Your instructions: Reproduce, please, the span of lines beginning at the line with "Generate a Python" and ending at the line with "plt.rcParams['font.family'] = ['Liberation", inclusive, minus any pictures.

Task data:
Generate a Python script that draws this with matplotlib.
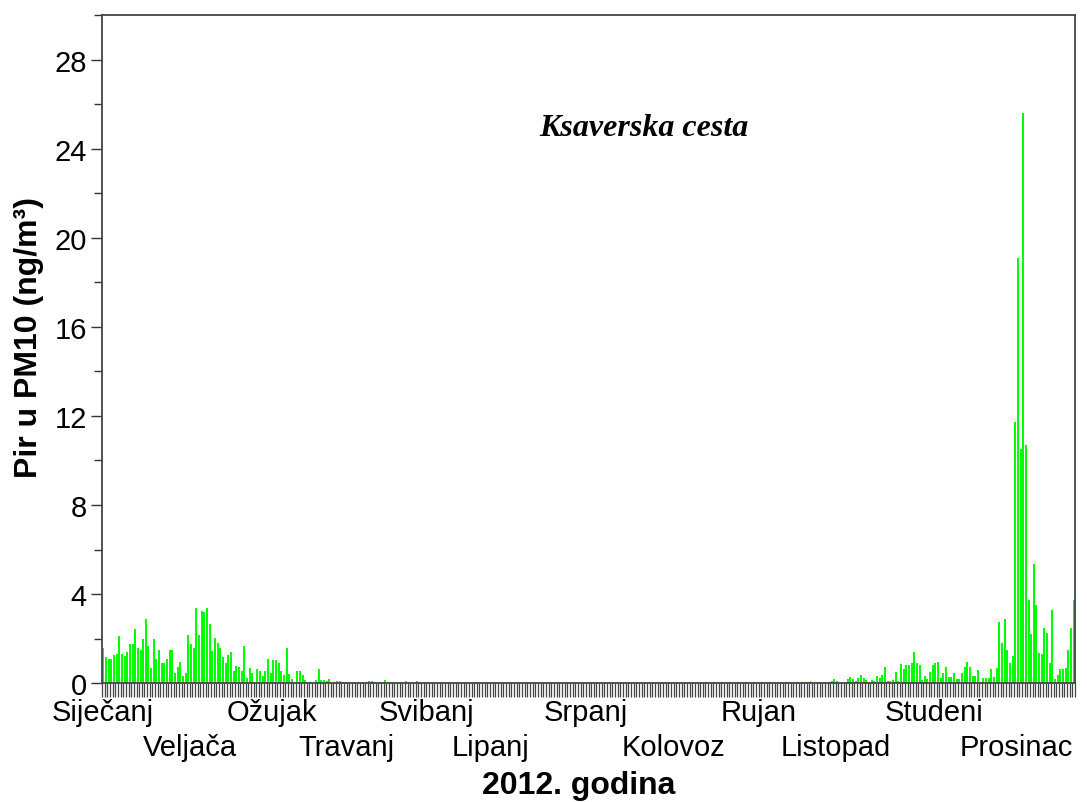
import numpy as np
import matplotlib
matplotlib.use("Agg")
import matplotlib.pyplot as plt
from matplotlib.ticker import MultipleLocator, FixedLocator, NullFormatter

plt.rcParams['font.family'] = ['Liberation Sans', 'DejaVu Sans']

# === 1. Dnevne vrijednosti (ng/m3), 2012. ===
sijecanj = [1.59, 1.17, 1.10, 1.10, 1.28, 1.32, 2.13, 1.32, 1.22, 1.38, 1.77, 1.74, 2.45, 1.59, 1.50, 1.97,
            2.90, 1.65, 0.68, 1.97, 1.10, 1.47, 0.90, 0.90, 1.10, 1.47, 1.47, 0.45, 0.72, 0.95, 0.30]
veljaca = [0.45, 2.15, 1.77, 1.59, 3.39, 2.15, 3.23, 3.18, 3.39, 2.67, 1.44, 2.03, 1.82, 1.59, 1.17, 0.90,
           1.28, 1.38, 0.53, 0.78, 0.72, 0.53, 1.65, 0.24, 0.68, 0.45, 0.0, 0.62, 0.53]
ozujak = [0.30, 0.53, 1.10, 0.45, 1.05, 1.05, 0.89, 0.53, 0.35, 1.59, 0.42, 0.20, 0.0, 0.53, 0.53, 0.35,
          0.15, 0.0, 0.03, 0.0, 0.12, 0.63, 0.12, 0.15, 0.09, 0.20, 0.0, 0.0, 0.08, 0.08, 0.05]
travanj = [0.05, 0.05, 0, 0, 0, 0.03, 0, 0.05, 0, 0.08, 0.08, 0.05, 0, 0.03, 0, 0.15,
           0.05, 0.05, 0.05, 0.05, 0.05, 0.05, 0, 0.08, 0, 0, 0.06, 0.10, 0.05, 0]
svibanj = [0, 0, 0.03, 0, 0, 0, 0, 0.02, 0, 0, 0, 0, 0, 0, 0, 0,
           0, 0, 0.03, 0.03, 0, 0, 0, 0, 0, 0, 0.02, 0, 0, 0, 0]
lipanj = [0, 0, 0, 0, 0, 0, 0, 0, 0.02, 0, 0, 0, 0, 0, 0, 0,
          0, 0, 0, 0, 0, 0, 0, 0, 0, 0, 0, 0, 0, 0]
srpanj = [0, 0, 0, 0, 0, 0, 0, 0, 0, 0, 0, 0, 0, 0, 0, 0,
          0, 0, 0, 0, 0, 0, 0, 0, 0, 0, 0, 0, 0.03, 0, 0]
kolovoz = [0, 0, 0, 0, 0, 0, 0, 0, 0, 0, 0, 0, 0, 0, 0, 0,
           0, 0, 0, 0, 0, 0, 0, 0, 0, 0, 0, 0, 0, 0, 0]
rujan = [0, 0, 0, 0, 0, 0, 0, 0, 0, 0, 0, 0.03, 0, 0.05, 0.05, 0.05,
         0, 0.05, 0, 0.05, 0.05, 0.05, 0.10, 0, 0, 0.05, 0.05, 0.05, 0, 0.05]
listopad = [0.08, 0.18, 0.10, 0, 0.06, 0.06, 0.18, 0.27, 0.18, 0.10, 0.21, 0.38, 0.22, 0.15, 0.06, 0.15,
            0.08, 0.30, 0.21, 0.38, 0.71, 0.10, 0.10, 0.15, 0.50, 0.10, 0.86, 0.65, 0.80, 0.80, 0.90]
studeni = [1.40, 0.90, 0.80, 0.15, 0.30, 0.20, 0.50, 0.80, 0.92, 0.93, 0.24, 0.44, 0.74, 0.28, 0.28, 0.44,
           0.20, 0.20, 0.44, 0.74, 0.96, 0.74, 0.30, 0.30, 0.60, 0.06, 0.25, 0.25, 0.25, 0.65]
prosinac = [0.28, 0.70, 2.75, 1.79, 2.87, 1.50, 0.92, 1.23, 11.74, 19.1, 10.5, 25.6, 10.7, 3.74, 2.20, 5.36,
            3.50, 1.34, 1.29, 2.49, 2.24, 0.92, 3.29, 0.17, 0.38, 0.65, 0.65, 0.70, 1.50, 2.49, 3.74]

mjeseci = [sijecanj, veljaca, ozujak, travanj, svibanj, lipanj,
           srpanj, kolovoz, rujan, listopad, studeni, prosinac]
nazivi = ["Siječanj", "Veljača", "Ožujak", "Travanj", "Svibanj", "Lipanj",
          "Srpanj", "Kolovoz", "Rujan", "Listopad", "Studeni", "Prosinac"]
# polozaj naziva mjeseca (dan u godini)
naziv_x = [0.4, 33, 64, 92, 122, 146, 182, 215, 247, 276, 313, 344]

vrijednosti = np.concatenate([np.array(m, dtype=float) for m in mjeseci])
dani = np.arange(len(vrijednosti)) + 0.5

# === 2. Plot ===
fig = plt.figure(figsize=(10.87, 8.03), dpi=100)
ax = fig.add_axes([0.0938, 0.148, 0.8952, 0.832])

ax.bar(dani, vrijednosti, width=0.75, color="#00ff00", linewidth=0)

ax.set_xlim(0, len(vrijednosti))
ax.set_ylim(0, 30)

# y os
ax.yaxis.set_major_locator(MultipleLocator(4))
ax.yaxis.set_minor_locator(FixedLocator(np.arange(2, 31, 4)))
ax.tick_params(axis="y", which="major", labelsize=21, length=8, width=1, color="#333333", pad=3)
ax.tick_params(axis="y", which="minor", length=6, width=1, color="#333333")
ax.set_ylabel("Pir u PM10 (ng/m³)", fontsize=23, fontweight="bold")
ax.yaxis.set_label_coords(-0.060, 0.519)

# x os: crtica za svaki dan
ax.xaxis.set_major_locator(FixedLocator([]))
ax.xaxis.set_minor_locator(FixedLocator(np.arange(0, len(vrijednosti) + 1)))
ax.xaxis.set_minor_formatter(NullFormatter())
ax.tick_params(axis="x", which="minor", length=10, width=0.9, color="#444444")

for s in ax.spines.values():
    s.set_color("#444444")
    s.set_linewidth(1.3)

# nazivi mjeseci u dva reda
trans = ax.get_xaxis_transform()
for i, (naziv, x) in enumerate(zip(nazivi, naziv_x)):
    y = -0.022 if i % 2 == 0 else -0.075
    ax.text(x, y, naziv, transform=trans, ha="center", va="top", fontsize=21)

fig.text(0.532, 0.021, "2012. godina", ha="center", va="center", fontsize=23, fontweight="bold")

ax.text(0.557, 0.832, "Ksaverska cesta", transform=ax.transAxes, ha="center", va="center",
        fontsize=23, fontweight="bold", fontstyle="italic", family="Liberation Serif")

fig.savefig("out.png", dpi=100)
* * *
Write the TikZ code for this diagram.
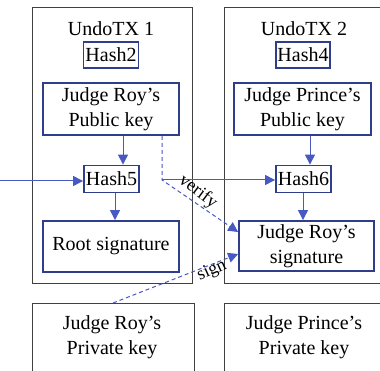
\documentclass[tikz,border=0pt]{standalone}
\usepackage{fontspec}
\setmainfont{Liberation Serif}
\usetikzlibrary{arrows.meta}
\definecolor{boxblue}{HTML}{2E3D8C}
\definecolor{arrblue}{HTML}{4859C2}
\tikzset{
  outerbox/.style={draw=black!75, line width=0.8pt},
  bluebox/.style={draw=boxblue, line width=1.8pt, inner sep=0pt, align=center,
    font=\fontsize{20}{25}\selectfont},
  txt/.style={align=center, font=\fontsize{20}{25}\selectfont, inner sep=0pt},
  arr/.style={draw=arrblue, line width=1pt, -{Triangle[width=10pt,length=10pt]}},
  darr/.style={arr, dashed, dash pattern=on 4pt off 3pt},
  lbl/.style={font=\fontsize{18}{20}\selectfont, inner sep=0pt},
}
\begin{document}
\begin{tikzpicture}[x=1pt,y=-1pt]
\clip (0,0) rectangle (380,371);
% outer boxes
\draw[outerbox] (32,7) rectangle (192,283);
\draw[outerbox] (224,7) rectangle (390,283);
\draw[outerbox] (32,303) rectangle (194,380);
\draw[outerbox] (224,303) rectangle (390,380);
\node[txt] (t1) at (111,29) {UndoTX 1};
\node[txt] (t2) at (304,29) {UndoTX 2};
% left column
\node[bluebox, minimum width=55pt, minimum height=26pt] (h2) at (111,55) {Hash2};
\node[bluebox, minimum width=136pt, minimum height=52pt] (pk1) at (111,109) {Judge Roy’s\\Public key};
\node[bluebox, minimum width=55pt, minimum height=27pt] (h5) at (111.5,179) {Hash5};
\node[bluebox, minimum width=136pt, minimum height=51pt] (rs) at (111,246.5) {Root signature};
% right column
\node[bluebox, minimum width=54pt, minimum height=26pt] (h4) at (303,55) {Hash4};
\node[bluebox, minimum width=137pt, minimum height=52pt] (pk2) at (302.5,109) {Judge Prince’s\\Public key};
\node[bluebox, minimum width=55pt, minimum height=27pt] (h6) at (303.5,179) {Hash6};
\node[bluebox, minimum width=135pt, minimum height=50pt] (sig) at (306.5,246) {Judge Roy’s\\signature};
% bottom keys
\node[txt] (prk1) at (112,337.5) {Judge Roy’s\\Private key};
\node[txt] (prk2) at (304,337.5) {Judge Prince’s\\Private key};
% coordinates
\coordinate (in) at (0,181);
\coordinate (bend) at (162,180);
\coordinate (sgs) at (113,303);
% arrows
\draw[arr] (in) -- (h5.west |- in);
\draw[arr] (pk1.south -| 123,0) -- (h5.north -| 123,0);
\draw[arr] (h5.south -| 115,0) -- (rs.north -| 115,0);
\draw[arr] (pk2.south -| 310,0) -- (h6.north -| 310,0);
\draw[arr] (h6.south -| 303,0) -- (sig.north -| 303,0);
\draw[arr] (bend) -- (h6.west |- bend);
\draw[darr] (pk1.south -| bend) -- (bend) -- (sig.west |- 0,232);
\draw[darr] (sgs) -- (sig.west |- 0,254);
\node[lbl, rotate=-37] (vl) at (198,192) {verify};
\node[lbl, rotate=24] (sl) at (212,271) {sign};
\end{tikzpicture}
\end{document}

Result for this task:
Generate a Python script that draws this with matplotlib.
import numpy as np
import matplotlib
matplotlib.use("Agg")
import matplotlib.pyplot as plt
from matplotlib.ticker import MultipleLocator, FixedLocator, NullFormatter

plt.rcParams['font.family'] = ['Liberation Sans', 'DejaVu Sans']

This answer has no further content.